# T-test: From scratch and in-built way

Imagine we are running a A/B testing. Our data is extracted from a population which is normally distributed and each one of our samples have the same size N= 30. Our group A is normally distributed with mean 2 and variance 1 and our group B have a standard normal distribution. 

Suppose that we want to test the following hypothesis:

$$ H_0 : \bar{\mu_A} = \bar{\mu_B}$$



$$ H_1 : \bar{\mu_A} \neq \bar{\mu_B}$$

Where $\bar{\mu_i}$ represents the mean of the group $i$.  If we set a level of significance $\alpha= 0.05$, should we reject the null hypothesis?

Just for comprehend what is going on behind scenes, we will compute the two-sided t-statistic and p-value form scratch and using in-built functions in scipy from two groups which are i.i.d.

In [1]:
import numpy as np
from scipy import stats

We are going to generate some random data which will represent values of random variables normally distributive with mean 2 in group A and mean 0 in group B. Both samples samples will have variance 1.

In [2]:
N = 30
a = np.random.randn(N) + 2
b = np.random.randn(N)

In [3]:
# degrees of freedom = 1 because we are considering sample standard deviations
var_a = a.var(ddof = 1)
var_b = b.var(ddof = 1)

# pooled standard deviation
s = np.sqrt((var_a + var_b)/2)

Finally we can compute the two-sided t-statistic as we have unknown means and known and equal variances and our population is normally distributed:

In [4]:
t = (a.mean() -b.mean())/ (s * np.sqrt(2/N))
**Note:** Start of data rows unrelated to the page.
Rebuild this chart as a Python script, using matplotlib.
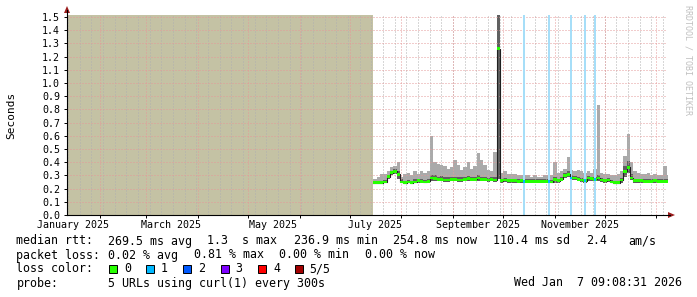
import numpy as np
import pandas as pd
import matplotlib
matplotlib.use("Agg")
import matplotlib.pyplot as plt
from matplotlib.lines import Line2D
from matplotlib.patches import Rectangle, Polygon

W, H = 697, 297
MONO = "DejaVu Sans Mono"

graph_start = pd.Timestamp("2025-01-12 09:08:31")
graph_end = pd.Timestamp("2026-01-07 09:08:31")
first_sample = pd.Timestamp("2025-07-15 06:00")
step_days = 2

# seconds, one value per 2-day step from first_sample
median_rtt = [0.245, 0.245, 0.245, 0.25, 0.29, 0.32, 0.33, 0.31, 0.25, 0.245,
              0.25, 0.245, 0.25, 0.26, 0.255, 0.25, 0.255, 0.28, 0.275, 0.27,
              0.27, 0.265, 0.265, 0.27, 0.27, 0.265, 0.265, 0.27, 0.275, 0.27,
              0.27, 0.28, 0.27, 0.27, 0.265, 0.27, 0.265, 1.26, 0.26, 0.265,
              0.26, 0.26, 0.26, 0.255, 0.26, 0.255, 0.255, 0.255, 0.255, 0.255,
              0.255, 0.255, 0.255, 0.25, 0.27, 0.26, 0.27, 0.30, 0.31, 0.28,
              0.28, 0.27, 0.265, 0.26, 0.28, 0.275, 0.27, 0.28, 0.265, 0.26,
              0.265, 0.25, 0.245, 0.245, 0.265, 0.33, 0.36, 0.28, 0.26, 0.26,
              0.26, 0.255, 0.255, 0.255, 0.26, 0.255, 0.255, 0.255, 0.255]
smoke_low = [0.235, 0.235, 0.235, 0.24, 0.27, 0.30, 0.31, 0.27, 0.24, 0.235,
             0.24, 0.235, 0.24, 0.245, 0.245, 0.24, 0.245, 0.26, 0.26, 0.255,
             0.255, 0.25, 0.25, 0.255, 0.255, 0.25, 0.25, 0.255, 0.26, 0.255,
             0.255, 0.26, 0.255, 0.255, 0.25, 0.255, 0.25, 0.27, 0.245, 0.25,
             0.245, 0.245, 0.245, 0.245, 0.245, 0.245, 0.245, 0.245, 0.245, 0.245,
             0.245, 0.245, 0.245, 0.24, 0.245, 0.245, 0.255, 0.28, 0.29, 0.265,
             0.265, 0.255, 0.25, 0.245, 0.26, 0.26, 0.255, 0.26, 0.25, 0.245,
             0.25, 0.24, 0.235, 0.235, 0.245, 0.29, 0.32, 0.265, 0.245, 0.245,
             0.245, 0.245, 0.245, 0.245, 0.245, 0.245, 0.245, 0.245, 0.245]
smoke_dark = [0.26, 0.26, 0.26, 0.265, 0.30, 0.335, 0.345, 0.33, 0.27, 0.26,
              0.265, 0.26, 0.27, 0.275, 0.27, 0.265, 0.27, 0.30, 0.30, 0.29,
              0.295, 0.29, 0.285, 0.29, 0.29, 0.285, 0.285, 0.29, 0.295, 0.29,
              0.29, 0.30, 0.29, 0.29, 0.28, 0.285, 0.285, 1.52, 0.275, 0.28,
              0.275, 0.275, 0.275, 0.27, 0.27, 0.27, 0.27, 0.27, 0.27, 0.27,
              0.27, 0.27, 0.27, 0.265, 0.29, 0.275, 0.285, 0.32, 0.33, 0.30,
              0.295, 0.29, 0.28, 0.275, 0.295, 0.29, 0.29, 0.30, 0.28, 0.275,
              0.28, 0.265, 0.26, 0.26, 0.28, 0.37, 0.41, 0.31, 0.275, 0.275,
              0.275, 0.27, 0.27, 0.27, 0.275, 0.27, 0.27, 0.27, 0.27]
smoke_top = [0.27, 0.29, 0.31, 0.31, 0.33, 0.36, 0.37, 0.40, 0.29, 0.31,
             0.32, 0.30, 0.33, 0.31, 0.33, 0.32, 0.33, 0.60, 0.40, 0.39,
             0.38, 0.37, 0.35, 0.36, 0.42, 0.38, 0.34, 0.36, 0.40, 0.35,
             0.37, 0.47, 0.42, 0.38, 0.34, 0.33, 0.48, 1.52, 0.32, 0.33,
             0.31, 0.31, 0.31, 0.30, 0.30, 0.30, 0.30, 0.29, 0.30, 0.29,
             0.29, 0.30, 0.30, 0.30, 0.40, 0.32, 0.33, 0.35, 0.44, 0.34,
             0.33, 0.34, 0.33, 0.32, 0.33, 0.32, 0.35, 0.83, 0.32, 0.31,
             0.31, 0.30, 0.30, 0.31, 0.33, 0.45, 0.61, 0.40, 0.33, 0.32,
             0.31, 0.31, 0.32, 0.30, 0.31, 0.30, 0.30, 0.37, 0.30]

loss_times = ["2025-10-13 07:00", "2025-10-28 21:00", "2025-11-10 18:00",
              "2025-11-19 05:00", "2025-11-25 05:00"]
loss_counts = [1, 1, 1, 1, 1]

loss_labels = ["0", "1", "2", "3", "4", "5/5"]
loss_colors = ["#26ff00", "#00b8ff", "#0059ff", "#7e00ff", "#ff0000", "#a10000"]

yticks = [i / 10 for i in range(16)]
label_months = pd.date_range("2025-01-01", periods=6, freq="2MS")

stats_line1 = ["median rtt:", "269.5 ms avg", "1.3  s max", "236.9 ms min",
               "254.8 ms now", "110.4 ms sd", "2.4", "am/s"]
stats_line2 = ["packet loss:", "0.02 % avg", "0.81 % max", "0.00 % min", "0.00 % now"]
probe_text = "5 URLs using curl(1) every 300s"
stamp_text = "Wed Jan  7 09:08:31 2026"


def fx(px):
    return px / W


def fy(py):
    return 1 - py / H


def day(t):
    return (pd.Timestamp(t) - graph_start) / pd.Timedelta(days=1)


fig = plt.figure(figsize=(W / 100, H / 100), dpi=100)
ax = fig.add_axes([fx(67), fy(215), 600 / W, 200 / H])
ax.set_xlim(0, day(graph_end))
ax.set_ylim(0, 1.515)
for s in ax.spines.values():
    s.set_visible(False)

# period without data
ax.axvspan(0, day(first_sample), color="#c4c2a4", lw=0, zorder=1)

xs = day(first_sample) + step_days * np.arange(len(median_rtt) + 1)
ext = lambda a: np.append(a, a[-1])
med = np.array(median_rtt)

ax.fill_between(xs, ext(smoke_low), ext(smoke_top), step="post", color="#aaaaaa", lw=0, zorder=2)
ax.fill_between(xs, ext(smoke_low), ext(smoke_dark), step="post", color="#606060", lw=0, zorder=2.1)

# grid
for w in pd.date_range(graph_start.normalize(), graph_end, freq="W-MON"):
    ax.axvline(day(w), color="#b0b0b0", lw=0.72, ls=(0, (1, 2)), zorder=3)
month_starts = pd.date_range("2025-02-01", graph_end, freq="MS")
for m in month_starts:
    ax.axvline(day(m), color="#e59a9a", lw=0.72, ls=(0, (1, 2)), zorder=3.1)
for v in yticks[1:]:
    ax.axhline(v, color="#e59a9a", lw=0.72, ls=(0, (1, 2)), zorder=3.1)

# loss background bars
for t, c in zip(loss_times, loss_counts):
    x = day(t)
    ax.axvspan(x - 0.6, x + 0.6, color="#a6def8", lw=0, zorder=3.5)

# median line with loss colour band
ax.step(xs, ext(med), where="post", color="#202020", lw=0.8, zorder=4)
band = 0.011
ax.fill_between(xs, ext(med - band), ext(med + band), step="post",
                color=loss_colors[0], lw=0, zorder=4.5)
for t, c in zip(loss_times, loss_counts):
    x = day(t)
    i = int((x - xs[0]) // step_days)
    ax.fill_between([x - 0.6, x + 0.6], med[i] - band, med[i] + band,
                    color=loss_colors[c], lw=0, zorder=4.6)

# ticks
ax.set_yticks(yticks)
ax.set_yticklabels([f"{v:.1f}" for v in yticks], fontfamily=MONO, fontsize=7.2)
ax.tick_params(axis="y", length=2, width=0.7, pad=3, direction="out", color="black")
ax.set_xticks([day(m + pd.Timedelta(days=15)) for m in label_months])
ax.set_xticklabels([m.strftime("%B %Y") for m in label_months], fontfamily=MONO, fontsize=7.2)
ax.set_xticks([day(m) for m in month_starts], minor=True)
ax.tick_params(axis="x", which="major", length=0, pad=3.5)
ax.tick_params(axis="x", which="minor", length=2, width=0.7, direction="out", color="black")

# axes lines and arrows
fig.add_artist(Line2D([fx(67), fx(67)], [fy(215), fy(10)], color="black", lw=0.8))
fig.add_artist(Line2D([fx(67), fx(670)], [fy(215), fy(215)], color="black", lw=0.8))
fig.add_artist(Polygon([[fx(67), fy(6)], [fx(64), fy(13)], [fx(70), fy(13)]],
                       closed=True, color="#9b1c1c", lw=0))
fig.add_artist(Polygon([[fx(675), fy(215)], [fx(668), fy(212)], [fx(668), fy(218)]],
                       closed=True, color="#9b1c1c", lw=0))

fig.text(fx(11), fy(115), "Seconds", rotation=90, ha="center", va="center",
         fontfamily=MONO, fontsize=8)
fig.text(fx(688), fy(60), "RRDTOOL / TOBI OETIKER", rotation=270, ha="center", va="center",
         fontfamily=MONO, fontsize=6, color="#c0c0c0")

# legend
line1_x = [16.5, 107.5, 207, 293.5, 393.3, 493.3, 585.7, 628.3]
for s, x in zip(stats_line1, line1_x):
    fig.text(fx(x), fy(241), s, ha="left", va="center", fontfamily=MONO, fontsize=8.4)
line2_x = [16.5, 107.5, 194, 279, 365]
for s, x in zip(stats_line2, line2_x):
    fig.text(fx(x), fy(255), s, ha="left", va="center", fontfamily=MONO, fontsize=8.4)
fig.text(fx(16.5), fy(269), "loss color:", ha="left", va="center", fontfamily=MONO, fontsize=8.4)
box_x = [109, 146, 183, 220.5, 258, 294.6]
for lab, col, x in zip(loss_labels, loss_colors, box_x):
    fig.add_artist(Rectangle((fx(x), fy(273)), 8 / W, 8 / H, facecolor=col,
                             edgecolor="black", lw=0.7, transform=fig.transFigure))
    fig.text(fx(x + 15), fy(269), lab, ha="left", va="center", fontfamily=MONO, fontsize=8.4)
fig.text(fx(16.5), fy(283), "probe:", ha="left", va="center", fontfamily=MONO, fontsize=8.4)
fig.text(fx(107.5), fy(283), probe_text, ha="left", va="center", fontfamily=MONO, fontsize=8.4)
fig.text(fx(682), fy(283), stamp_text, ha="right", va="center", fontfamily=MONO, fontsize=8.4)

fig.savefig("out.png", dpi=100)
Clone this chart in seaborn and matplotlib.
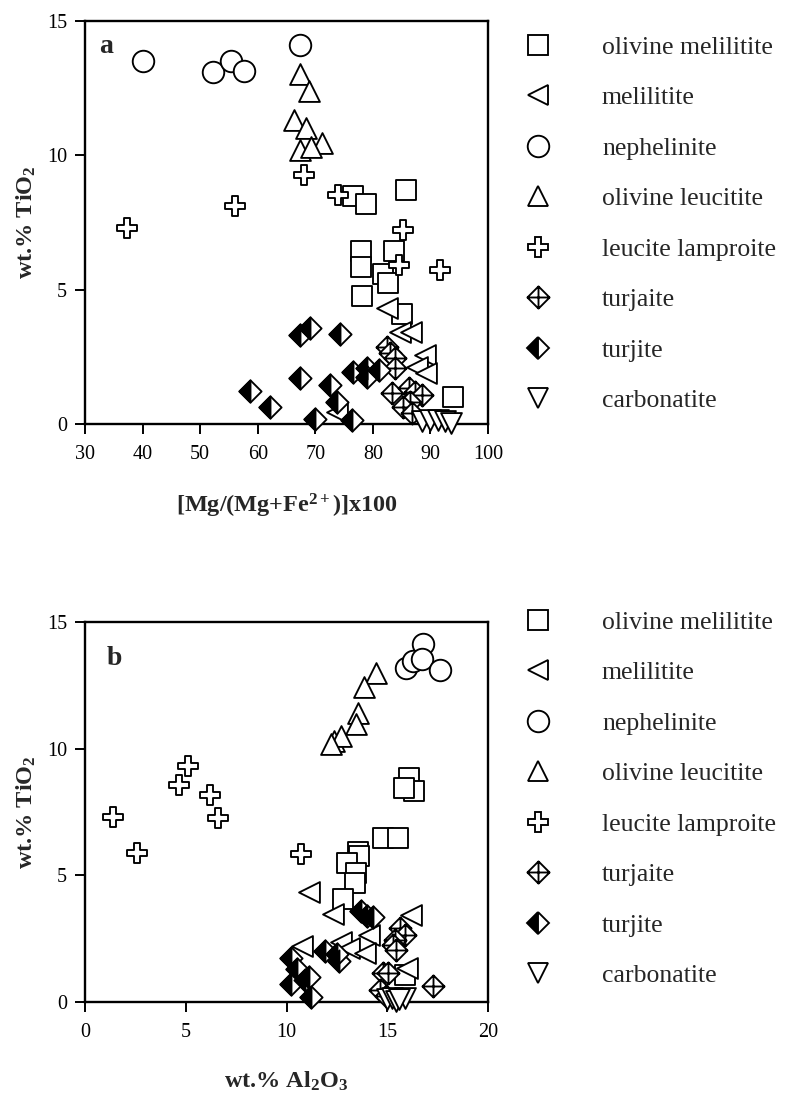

Now we will calculate the degrees of freedom:

In [5]:
df = 2* N -2

And finally we can compute the p-value:

In [6]:
#computing cdf for t-distribution with 2*N-2 degrees of freedom at value t

p = 1 - stats.t.cdf(t, df= df)

print("t-statistic: {}".format(t))

print("p-value: {}".format(2*p))

t-statistic: 6.1482039131818755
p-value: 7.754518538405364e-08


Now we will compute the same using the p in-built function in python:

In [7]:
t2 , p2 = stats.ttest_ind(a, b)

print("t-statistic: {}".format(t2))

print("p-value: {}".format(p2))

t-statistic: 6.148203913181875
p-value: 7.754518546132632e-08


As $p << 0.05$, we have that there is a high probability of having difference in the means of groups A and B. Under this basis, we can reject the null hypothesis $H_0$ in this case.